Oh, and if they die here, they die in the real world.
We then get a song and dance set to “Put a Little Love in Your Heart” starring the Music Meister, Grady, Pablo, and Cutter. After that, Barry and Kara try to piece together the plot of the musical, but are interrupted and kidnapped by…okay, he doesn’t have a name, but it’s this world’s version of Professor Stein. He brings them to his husband and fellow gangster Digsy Foss (a.k.a. Joe West), who wants them to find their daughter Millie. They agree, and one time jump later, Pablo leads them to her apartment. An apartment where Millie (a.k.a. Iris West) is getting a serious case of Mon-El. How many times do you guys think I can compare Mon-El to mono and it will still be funny?
At S.T.A.R. Labs, the team figures out that the Music Meister is stealing Barry and Kara’s powers, and they coincidentally put this together while he’s pulling a jewelry store heist. The superheroes head out, and they work together to take down the Music Meister.
Back in dreamland, Mon-El is in the role of Tommy Moran, Cutter’s son, and he and Millie share a forbidden love that would start a war between their respective fathers. Barry and Kara come up with the idea to try to get Tommy and Millie to reveal their affair to their fathers. Surely everything will go swimmingly.
While Kara takes Tommy to Cutter, Barry takes Millie to tell her dads. Barry and Kara each have an epiphany about where they went wrong in their respective relationships, and we get a musical interlude set to “More I Cannot Wish You” from Cutter, Digsy, and Digsy’s husband. After the musical, both sides get ready to go to war.
Iris and Mon-El confront the Music Meister, who tells them they’re the only ones who can save Barry and Kara, who have to go to rehearsal. They come up with “Super Friends”, and I immediately put my head in my hands. Look, I’m not good with awkward humor. After they transition the last part to a stage performance, the gang war begins. Barry and Kara are shot, and immediately begin to convulse in real life.

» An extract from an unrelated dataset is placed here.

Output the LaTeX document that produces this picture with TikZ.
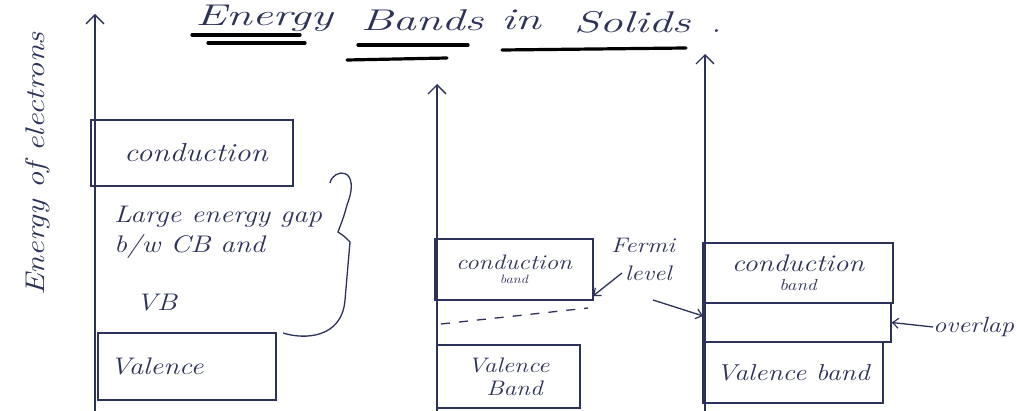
\documentclass[tikz,border=0pt]{standalone}
\usetikzlibrary{arrows.meta}
\definecolor{ink}{RGB}{45,50,90}
\newcommand\hw[1]{\scalebox{1.2}[1]{#1}}
\newcommand\tw[1]{\scalebox{1.55}[1]{#1}}
\newcommand\fs[1]{\fontsize{#1}{#1}\selectfont}
\tikzset{
  x=1pt,y=-1pt,
  ink line/.style={draw=ink,line width=1.3pt},
  axis/.style={ink line,-{Straight Barb[length=9pt,width=18pt,line width=1.3pt]}},
  bandbox/.style={ink line,rectangle,inner sep=0pt,text=ink,font=\itshape,align=center},
  hand/.style={text=ink,font=\itshape,inner sep=0pt},
  titleword/.style={hand,anchor=base,font=\itshape\fs{30}},
  pointer/.style={ink line,-{Straight Barb[length=6pt,width=10pt,line width=1.2pt]}},
  underl/.style={line width=3.2pt,black,line cap=round}
}
\begin{document}
\begin{tikzpicture}
\useasboundingbox[fill=white] (0,0) rectangle (1020,411);
% title
\node[titleword] (t1) at (264,26) {\tw{Energy}};
\node[titleword] (t2) at (422,31) {\tw{Bands}};
\node[titleword] (t3) at (521,30) {\tw{in}};
\node[titleword] (t4) at (632,33) {\tw{Solids}};
\node[titleword] (t5) at (716,33) {.};
\draw[underl] (192,35) -- (300,35);
\draw[underl] (208,43) -- (305,43);
\draw[underl] (358,45) -- (468,45);
\draw[underl] (347,60) -- (447,58);
\draw[underl] (502,50) -- (686,48);
% y label
\node[hand,font=\itshape\fs{27},rotate=90] (ylab) at (38,164) {\hw{Energy of electrons}};
% axes
\coordinate (a1b) at (95,411); \coordinate (a1t) at (95,14);
\coordinate (a2b) at (437,411); \coordinate (a2t) at (437,84);
\coordinate (a3b) at (705,411); \coordinate (a3t) at (705,54);
\draw[axis] (a1b) -- (a1t);
\draw[axis] (a2b) -- (a2t);
\draw[axis] (a3b) -- (a3t);
% insulator
\node[bandbox,minimum width=202pt,minimum height=66pt,font=\itshape\fs{26}] (cb1) at (192,153) {\hspace{8pt}\hw{conduction}};
\node[hand,align=left,anchor=north west,font=\itshape\fontsize{24}{30}\selectfont] (gap) at (114,206) {\hw{Large energy gap}\\\hw{b/w CB and}\\[28pt]\hspace{22pt}\hw{VB}};
\node[bandbox,minimum height=67pt,text width=154pt,inner xsep=12pt,align=left,font=\itshape\fs{24}] (vb1) at (187,366.5) {\hw{Valence}};
\draw[ink line] (330,183) .. controls (333,168) and (362,166) .. (347,205)
  .. controls (344,216) .. (338,232) .. controls (344,236) .. (350,242)
  -- (345,300) .. controls (342,338) and (305,340) .. (283,333);
% semiconductor
\node[bandbox,minimum width=158pt,minimum height=61pt] (cb2) at (514,269.5) {{\fs{21}\hw{conduction}}\\[2pt]{\fs{12}\hw{band}}};
\coordinate (f1) at (441,324); \coordinate (f2) at (588,308);
\draw[ink line,dash pattern=on 9pt off 9pt] (f1) -- (f2);
\node[bandbox,minimum width=143pt,minimum height=63pt,font=\itshape\fontsize{21}{23}\selectfont] (vb2) at (508.5,376.5) {\hw{Valence}\hspace{22pt}\\\hspace{12pt}\hw{Band}};
\node[hand,align=left,font=\itshape\fontsize{21}{28}\selectfont] (fermi) at (643,259) {\hw{Fermi}\\\hspace{14pt}\hw{level}};
\coordinate (fa1) at (622,273); \coordinate (fa2) at (593,296);
\draw[pointer] (fa1) -- (fa2);
\coordinate (fb1) at (653,300); \coordinate (fb2) at (703,316);
\draw[pointer] (fb1) -- (fb2);
% metal
\node[bandbox,minimum width=190pt,minimum height=60pt] (cb3) at (798,273) {{\fs{24}\hw{conduction}}\\[7pt]{\fs{16}\hw{band}}};
\node[bandbox,minimum width=188pt,minimum height=39pt] (ov) at (797,322.5) {};
\node[bandbox,minimum width=180pt,minimum height=61pt,font=\itshape\fs{23}] (vb3) at (793,372.5) {\hw{Valence band}};
\node[hand,anchor=west,font=\itshape\fs{22}] (ovl) at (933,327) {\hw{overlap}};
\draw[pointer] (ovl.west) -- (ov.east);
\end{tikzpicture}
\end{document}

Cisco vibes Iris and Mon-El into the dream world, and they each administer True Love’s Kiss to free Barry and Kara. The Music Meister pops up to explain that he did it to teach them a lesson. That lesson is that it’s okay to forgive abusive, manipulative people even if they haven’t really done anything to change…wait, no, I’m sorry, that’s just the lesson Andrew Kreisberg implied via Mon-El. The actual lesson was about Barry and Kara letting themselves be saved by love. After the goodbyes, Barry finishes the episode with a new song, “Running Home to You”, and then proposing to Iris for the right reasons.
So, how was it? Most of the singing was phenomenal, the songs are well-constructed, and the plot makes sense…more or less. I didn’t dig Darrin Criss’ performance, just because it didn’t feel like there was any character there. Grant Gustin sounds like a muppet when he sings. But it’s the specter of Mon-El that really drags this episode down, and I am so tired of Barry and Iris’ “will-they-won’t-they”. So, it’s fine. Fortunately, the next episode promises to be magical.